You can use the roc_auc function to evaluate the performance of your churn prediction model. Here's how:

SELECT bigfunctions.us.roc_auc(
    (
        SELECT
            ARRAY_AGG(STRUCT(predicted_score, churned))
        FROM `your_project.your_dataset.your_predictions_table`
    )
);
  • your_project.your_dataset.your_predictions_table: This table contains your model's predictions and the actual churn outcomes.
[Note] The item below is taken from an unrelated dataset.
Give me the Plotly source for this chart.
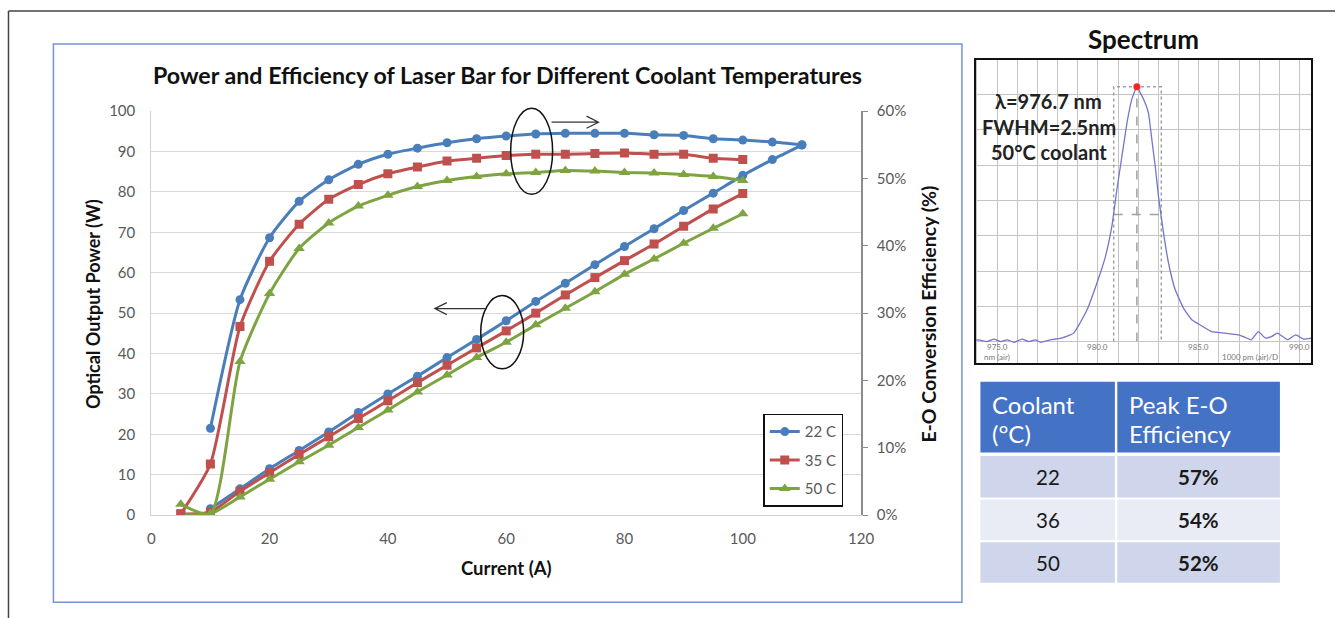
import plotly.graph_objects as go

# Page geometry: positions below are given in page pixels and mapped to paper fractions.
PAGE_W, PAGE_H = 1337, 618
SX, OX = 0.989, 3.5
SY, OY = 0.969, 9.1
W = round((PAGE_W - OX) / SX)
H = round((PAGE_H - OY) / SY)
FONT = "Lato"

# ---------------- main chart data ----------------
current_22 = [10, 15, 20, 25, 30, 35, 40, 45, 50, 55, 60, 65, 70, 75, 80, 85, 90, 95, 100, 105, 110]
power_22 = [1.6, 6.5, 11.5, 16.0, 20.6, 25.4, 30.0, 34.4, 39.0, 43.5, 48.1, 52.9, 57.4, 62.0, 66.5,
            70.9, 75.4, 79.7, 84.1, 88.0, 91.6]
eff_22 = [12.9, 32.0, 41.2, 46.6, 49.8, 52.1, 53.6, 54.5, 55.3, 55.9, 56.3, 56.6, 56.7, 56.7, 56.7,
          56.5, 56.4, 55.9, 55.7, 55.4, 55.0]

current_35 = [5, 10, 15, 20, 25, 30, 35, 40, 45, 50, 55, 60, 65, 70, 75, 80, 85, 90, 95, 100]
power_35 = [0.3, 0.8, 5.9, 10.5, 15.0, 19.4, 23.9, 28.3, 32.8, 37.1, 41.4, 45.6, 50.0, 54.5, 58.8,
            63.0, 67.1, 71.5, 75.8, 79.6]
eff_35 = [0.2, 7.6, 28.0, 37.7, 43.2, 46.9, 49.1, 50.7, 51.7, 52.6, 53.0, 53.4, 53.6, 53.6, 53.7,
          53.8, 53.6, 53.6, 53.0, 52.8]

current_50 = [5, 10, 15, 20, 25, 30, 35, 40, 45, 50, 55, 60, 65, 70, 75, 80, 85, 90, 95, 100]
power_50 = [0.1, 0.3, 4.5, 8.9, 13.2, 17.3, 21.7, 26.0, 30.5, 34.7, 39.0, 42.8, 47.1, 51.2, 55.3,
            59.6, 63.4, 67.3, 71.0, 74.6]
eff_50 = [1.6, 0.2, 22.8, 32.9, 39.6, 43.4, 45.9, 47.5, 48.8, 49.7, 50.3, 50.7, 50.9, 51.2, 51.1,
          50.9, 50.8, 50.6, 50.3, 49.7]

series_names = ["22 C", "35 C", "50 C"]
power_ticks = list(range(0, 101, 10))
eff_ticks = list(range(0, 61, 10))
current_ticks = list(range(0, 121, 20))

# ---------------- spectrum data ----------------
spec_nm = [973.95, 974.09, 974.5, 974.84, 975.17, 975.5, 975.83, 976.24, 976.57, 976.9, 977.15,
           977.64, 978.14, 978.63, 978.8, 978.96, 979.46, 979.95, 980.37, 980.69, 980.94, 981.19,
           981.44, 981.68, 981.93, 982.1, 982.26, 982.5, 982.67, 982.84, 983.0, 983.25, 983.5,
           983.83, 984.24, 984.65, 985.07, 985.64, 986.3, 986.96, 987.3, 987.6, 987.95, 988.3,
           988.6, 988.9, 989.4, 989.8, 990.2, 990.58]
spec_level = [0.04, 0.05, 0.0, 0.07, 0.0, 0.05, -0.02, 0.07, 0.0, 0.05, -0.02, 0.05, 0.09, 0.19,
              0.24, 0.38, 0.9, 1.66, 2.41, 3.27, 4.31, 5.26, 6.2, 6.87, 7.22, 7.05, 6.87, 6.49,
              5.73, 4.97, 4.12, 3.08, 2.22, 1.47, 0.95, 0.62, 0.47, 0.28, 0.24, 0.19, 0.12, 0.05,
              0.28, 0.1, 0.14, 0.24, 0.05, 0.19, 0.07, 0.1]
peak_nm, peak_level = 981.93, 7.22
fwhm_lo, fwhm_hi, half_level = 980.78, 983.14, 3.6
spec_tick_nm = [975.0, 980.0, 985.0, 990.0]
spec_notes = ["λ=976.7 nm", "FWHM=2.5nm", "50°C coolant"]

# ---------------- table data ----------------
table_header = [["Coolant", "(°C)"], ["Peak E-O", "Efficiency"]]
coolant_c = ["22", "36", "50"]
peak_eff = ["57%", "54%", "52%"]


def px(x):
    return (x - OX) / SX / W


def py(y):
    return 1 - (y - OY) / SY / H


colors = ["#4a7ebb", "#c0504d", "#7ea442"]
symbols = ["circle", "square", "triangle-up"]
sizes = [9, 9, 10]

fig = go.Figure()

groups = [
    (current_22, power_22, eff_22),
    (current_35, power_35, eff_35),
    (current_50, power_50, eff_50),
]
for i, (cur, pw, ef) in enumerate(groups):
    common = dict(
        mode="lines+markers",
        line=dict(color=colors[i], width=3, shape="spline", smoothing=0.6),
        marker=dict(symbol=symbols[i], size=sizes[i], color=colors[i]),
        legendgroup=series_names[i],
        name=series_names[i],
    )
    fig.add_trace(go.Scatter(x=cur, y=pw, xaxis="x", yaxis="y", showlegend=False, **common))
    fig.add_trace(go.Scatter(x=cur, y=ef, xaxis="x", yaxis="y2", showlegend=True, **common))

# spectrum trace and FWHM guide lines
guide = dict(color="#a0a0a0", width=1.5, dash="dot")
fig.add_trace(go.Scatter(x=[fwhm_lo, fwhm_lo, fwhm_hi, fwhm_hi], y=[0, peak_level, peak_level, 0],
                         mode="lines", line=guide, xaxis="x2", yaxis="y3", showlegend=False))
fig.add_trace(go.Scatter(x=[peak_nm, peak_nm], y=[0, peak_level], mode="lines",
                         line=dict(color="#a0a0a0", width=1.5, dash="dash"),
                         xaxis="x2", yaxis="y3", showlegend=False))
fig.add_trace(go.Scatter(x=[fwhm_lo, fwhm_hi], y=[half_level, half_level], mode="lines",
                         line=dict(color="#a0a0a0", width=1.5, dash="dash"),
                         xaxis="x2", yaxis="y3", showlegend=False))
fig.add_trace(go.Scatter(x=spec_nm, y=spec_level, mode="lines",
                         line=dict(color="#7474cc", width=1.3, shape="spline", smoothing=0.4),
                         xaxis="x2", yaxis="y3", showlegend=False))
fig.add_trace(go.Scatter(x=[peak_nm], y=[peak_level], mode="markers",
                         marker=dict(color="#ff2020", size=7),
                         xaxis="x2", yaxis="y3", showlegend=False))

grey = "#595959"
fig.update_layout(
    width=W, height=H,
    margin=dict(l=0, r=0, t=0, b=0),
    paper_bgcolor="white", plot_bgcolor="white",
    font=dict(family=FONT, color=grey),
    xaxis=dict(domain=[px(151), px(862)], range=[0, 120], tickvals=current_ticks,
               showgrid=False, zeroline=False, showline=True, linecolor="#d0d0d0", linewidth=1,
               ticks="", tickfont=dict(size=15, color=grey), ticklabelstandoff=10, anchor="y"),
    yaxis=dict(domain=[py(513), py(110)], range=[0, 100], tickvals=power_ticks,
               showgrid=True, gridcolor="#d9d9d9", gridwidth=1, zeroline=False,
               showline=True, linecolor="#d0d0d0", ticks="",
               tickfont=dict(size=15, color=grey), ticklabelstandoff=12, anchor="x"),
    yaxis2=dict(overlaying="y", side="right", anchor="x", range=[0, 60], tickvals=eff_ticks,
                ticktext=["%d%%" % v for v in eff_ticks],
                showgrid=False, zeroline=False, showline=True,
                linecolor="#8c8c8c", linewidth=1.5, ticks="outside", ticklen=5,
                tickcolor="#8c8c8c", tickfont=dict(size=15, color=grey), ticklabelstandoff=6),
    xaxis2=dict(domain=[px(977), px(1313)], range=[973.95, 990.58], dtick=1, tick0=975,
                showgrid=True, gridcolor="#c4c4c4", gridwidth=1, zeroline=False,
                showticklabels=False, showline=True, mirror=True, linecolor="#111",
                linewidth=2, anchor="y3"),
    yaxis3=dict(domain=[py(361), py(59)], range=[-0.6, 7.98], dtick=1, tick0=0,
                showgrid=True, gridcolor="#c4c4c4", gridwidth=1, zeroline=False,
                showticklabels=False, showline=True, mirror=True, linecolor="#111",
                linewidth=2, anchor="x2"),
    legend=dict(x=px(764), y=py(412), xanchor="left", yanchor="top",
                bgcolor="white", bordercolor="#111", borderwidth=1.5,
                font=dict(family=FONT, size=15, color=grey),
                traceorder="grouped", tracegroupgap=6, itemwidth=30),
    showlegend=True,
)

annotations = [
    dict(text="<b>Power and Efficiency of Laser Bar for Different Coolant Temperatures</b>",
         x=px(508), y=py(74), font=dict(size=23.2, color="#111")),
    dict(text="<b>Optical Output Power (W)</b>", x=px(92), y=py(302), textangle=-90,
         font=dict(size=18, color="#111")),
    dict(text="<b>E-O Conversion Efficiency (%)</b>", x=px(930), y=py(312), textangle=-90,
         font=dict(size=19.5, color="#111")),
    dict(text="<b>Current (A)</b>", x=px(507), y=py(566), font=dict(size=18.5, color="#111")),
    dict(text="<b>Spectrum</b>", x=px(1145), y=py(38), font=dict(size=26, color="#111")),
]
for k, note in enumerate(spec_notes):
    annotations.append(dict(text="<b>%s</b>" % note, x=px(1050), y=py(100 + 25.5 * k),
                            font=dict(size=20, color="#222")))
for a in annotations:
    a.update(xref="paper", yref="paper", showarrow=False, xanchor="center", yanchor="middle")

# wavelength tick labels inside the spectrum frame
for nm in spec_tick_nm:
    annotations.append(dict(text="%.1f" % nm, x=nm, y=-0.16, xref="x2", yref="y3",
                            showarrow=False, yanchor="middle", font=dict(size=8, color="#777")))
annotations.append(dict(text="nm (air)", x=975.0, y=-0.45, xref="x2", yref="y3",
                        showarrow=False, yanchor="middle", font=dict(size=8, color="#777")))
annotations.append(dict(text="1000 pm (air)/D", x=987.55, y=-0.45, xref="x2", yref="y3",
                        showarrow=False, yanchor="middle", font=dict(size=8, color="#777")))

# coolant table drawn from shapes and text
col_x = [(981.5, 1116.2), (1118.6, 1281.5)]
head_y = (380, 450.5)
row_y = [(454, 495.5), (497.5, 538), (540, 580.5)]
row_fill = ["#cfd5ea", "#e9ebf5", "#cfd5ea"]
shapes = []
for c, (x0, x1) in enumerate(col_x):
    shapes.append(dict(type="rect", xref="paper", yref="paper", x0=px(x0), x1=px(x1),
                       y0=py(head_y[1]), y1=py(head_y[0]), fillcolor="#4472c4", line_width=0,
                       layer="below"))
    for ln, txt in enumerate(table_header[c]):
        annotations.append(dict(text=txt, x=px(x0 + 10), y=py(403 + 29 * ln), xref="paper",
                                yref="paper", xanchor="left", yanchor="middle", showarrow=False,
                                font=dict(size=24, color="white")))
    for r, (y0, y1) in enumerate(row_y):
        shapes.append(dict(type="rect", xref="paper", yref="paper", x0=px(x0), x1=px(x1),
                           y0=py(y1), y1=py(y0), fillcolor=row_fill[r], line_width=0,
                           layer="below"))
for r, (y0, y1) in enumerate(row_y):
    yc = (y0 + y1) / 2 + 0.5
    annotations.append(dict(text=coolant_c[r], x=px(sum(col_x[0]) / 2), y=py(yc), xref="paper",
                            yref="paper", xanchor="center", yanchor="middle", showarrow=False,
                            font=dict(size=20.5, color="#1a1a1a")))
    annotations.append(dict(text="<b>%s</b>" % peak_eff[r], x=px(sum(col_x[1]) / 2), y=py(yc),
                            xref="paper", yref="paper", xanchor="center", yanchor="middle",
                            showarrow=False, font=dict(size=20.5, color="#1a1a1a")))

fig.update_layout(annotations=annotations)


def ellipse(x0, y0, x1, y1):
    return dict(type="circle", xref="paper", yref="paper", x0=px(x0), x1=px(x1),
                y0=py(y1), y1=py(y0), line=dict(color="#111", width=1.5))


def arrow(xs, xe, y, head=12, spread=6):
    d = -1 if xe < xs else 1
    path = "M %f,%f L %f,%f M %f,%f L %f,%f L %f,%f" % (
        px(xs), py(y), px(xe), py(y),
        px(xe - d * head), py(y - spread), px(xe), py(y), px(xe - d * head), py(y + spread))
    return dict(type="path", xref="paper", yref="paper", path=path,
                line=dict(color="#333", width=1.2))


shapes += [
    # outer frame (top and left edges)
    dict(type="line", xref="paper", yref="paper", x0=px(8), x1=1, y0=py(10), y1=py(10),
         line=dict(color="#444", width=1.5)),
    dict(type="line", xref="paper", yref="paper", x0=px(8), x1=px(8), y0=py(10), y1=0,
         line=dict(color="#444", width=1.5)),
    # chart frame
    dict(type="rect", xref="paper", yref="paper", x0=px(53), x1=px(963), y0=py(600), y1=py(43),
         line=dict(color="#7394d0", width=1.5)),
    ellipse(511, 107, 553, 193),
    ellipse(481, 294, 524, 367),
    arrow(552, 599, 121),
    arrow(487, 435, 307),
]
fig.update_layout(shapes=shapes)

fig.write_html("out.html")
It should have at least two columns: predicted_score (FLOAT64) and churned (BOOL).
  • ARRAY_AGG(STRUCT(predicted_score, churned)): This gathers all the predictions and labels into an array of structs, which is the required input format for the roc_auc function.
  • bigfunctions.us.roc_auc(...): This calls the roc_auc function in the us region (replace with your appropriate region) with the array of structs.

The query will return a single value representing the ROC AUC. This value will be between 0 and 1. A higher ROC AUC indicates a better performing model:

  • ROC AUC = 1: Perfect classifier.
  • ROC AUC = 0.5: No better than random guessing.
  • ROC AUC = 0: The classifier is always wrong (predicting positive when it's negative, and vice versa).

By calculating the ROC AUC, you can quantify how well your churn prediction model distinguishes between customers who will churn and those who won't. This allows you to compare different models, tune hyperparameters, and ultimately select the best model for deployment.